Workforce: – Proton recently has about 10,300 employees

Production capacity:- In 2006, Proton’s sales dropped by 30.4% from 166,118 in 2005 to 115,538 for the Malaysian market, with a later report indicating a 55% fall of sales to 962.3 million ringgit, its lowest in at least seven years

Overseas:- Proton exports cars to the United Kingdom, South Africa, and Australia and the company is aggressively marketing its cars in several other countries including the Middle East. Besides that, Proton has also been exporting a small volume of cars to Singapore, Brunei, Indonesia, Thailand, Nepal, Sri Lanka, Pakistan, Bangladesh, Taiwan , Cyprus and Mauritius. 14,706 Proton cars were exported in 2006

Revenue: – in 2008 it was reported that Proton’s revenue was RM 6.49billion

MERCEDES BENZ

Workforce: – Proton recently has about 10,300 employees

Production capacity: – The retail network of Mercedes-Benz Malaysia is represented by 59 authorized dealers for the Mercedes-Benz, smart and Mitsubishi Fuso brands. A total of 90 outlets provides sales and after sales services nationwide.

Overseas: – unfortunately we couldn’t find any list countries, but it’s said to be exporting its cars to 17 countries.

Revenue: – EUR 99.4 billion (2007 financial year) which is approximately RM4, 114,474,205,465.9

DOMINANT FIRMS

The Malaysian auto market is dominated by Malaysia’s national car Proton, Toyota and Perodua which in 2008 and 2009 accounted for 76.6% of the vehicles sold annually. In the past 2 years the statistics shows that 32.2% of Perodua, 28.6% of proton and 15.8% of Toyota was sold. Thus it can be concluded that they are dominating car firms in Malaysia. These firms have reasonable prices, therefore affordable by students, non workers and workers. Also it is cheaper to service these three cars compared to other cars like BMW, Mercedes Benz, and Ford and so forth. In addition is easy to find the parts of these cars in Malaysia that is why people prefer to buy them

GOVERNMENT REGULATIONS

The Malaysian government heavily influences the activities of the domestic automotive manufacturers/assemblers, by imposing high tariffs and trade barriers which in return minimizes the number of car parts being imported. For example the Ministry of International trade and Industry overseas a system of approved permits that doubles up as a quota by restricting the total number of automobiles that can be imported in a given year in relation to the size of the domestic market content.

CRISIS FACED BY THE INDUSTRY

One of the major crises that affected this industry was the extensive increase in the prices of automotive fuels in relation to the energy crisis in the years 2003-2008 .this discouraged purchases of sport utility vehicles (SUVs) and pickup trucks with low fuel economy.

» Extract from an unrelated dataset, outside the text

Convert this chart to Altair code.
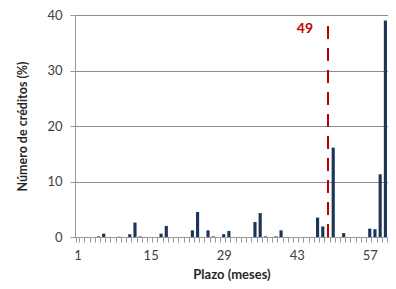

In addition the automotive industry was hit by a global financial downward spiral of 2008-2010.

CONCLUSION

As this industry has been doing very well in the past, we believe it will continue to perform well in the future. We have noticed we are leaving in dynamic times and more advanced technology is being invented almost every year these new technologies might help in the new and improved models of the already dominating firms. Also, with the government imposing barriers to entry of the imported parts, this will give the domestic firms the change to out show themselves and better their goods where possible. On top of that it will assist in improving competition between locals, thus helping in the motivation of these firms, for better results. At the end of the day this will lead to an increase in the country’s (Malaysia) Gross Domestic Product as well as Gross National Product (GDP/GNP).